Sunday, February 16, 2014

Art in Chicago

There wasn't much time to see art while I was in Chicago last week for the College Art Association conference, but two world-class art museums were within walking distance of my hotel: The Chicago Art Institute and the Museum of Contemporary Art (Chicago MCA), so I visited both. On view at the MCA is a provocative and convincing exhibition titled The Way of the Shovel: Art as Archaeology, organized by Dieter Roelstraete, Senior Curator at MCA, which presents artworks made since 2000 that in various ways excavate the past. This includes some of the most interesting artworks and artists of our time, so it's an important show and gave me much to think about. In this video, the curator and some of the artists discuss the exhibition and their artwork: The Way of the Shovel: Art as Archaeology
Looking at Michael Rakowitz, The Invisible Enemy
Should Not Exist
 (detail), 2007–present, at Chicago MCA
February 13, 2014, Way of the Shovel exhibition
The installation by Michael Rakowitz, The Invisible Enemy Should Not Exist, is one of the works that captured my interest. Rakowitz has made copies (in an ongoing process) of ancient works of art that have gone missing from museums in Iraq since the war began.

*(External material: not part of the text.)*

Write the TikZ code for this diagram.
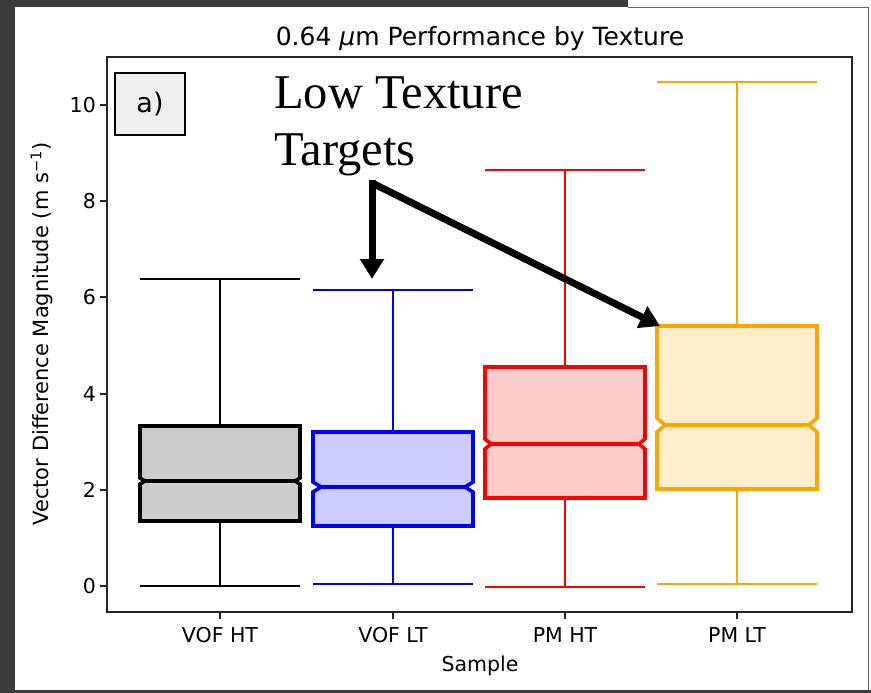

He makes them out of pop detritus: packaging of popular commodities (like chewing gum wrappers) from the region.
Michael Rakowitz, The Invisible Enemy Should Not Exist (detail), 2007–present

Ionit looking at details of Mark Dion's installation,
Concerning the Dig, 2013, in The Way of the Shovel
Mark Dion is well known in California and has shown in San Francisco recently, but in the context of this exhibition, his focus on the past - museums, archaeological digs, including the archaeology of everyday contemporary life (like the installation in the MCA show - fits a paradigm that includes many other artists and is presented here as a defining subject of our time.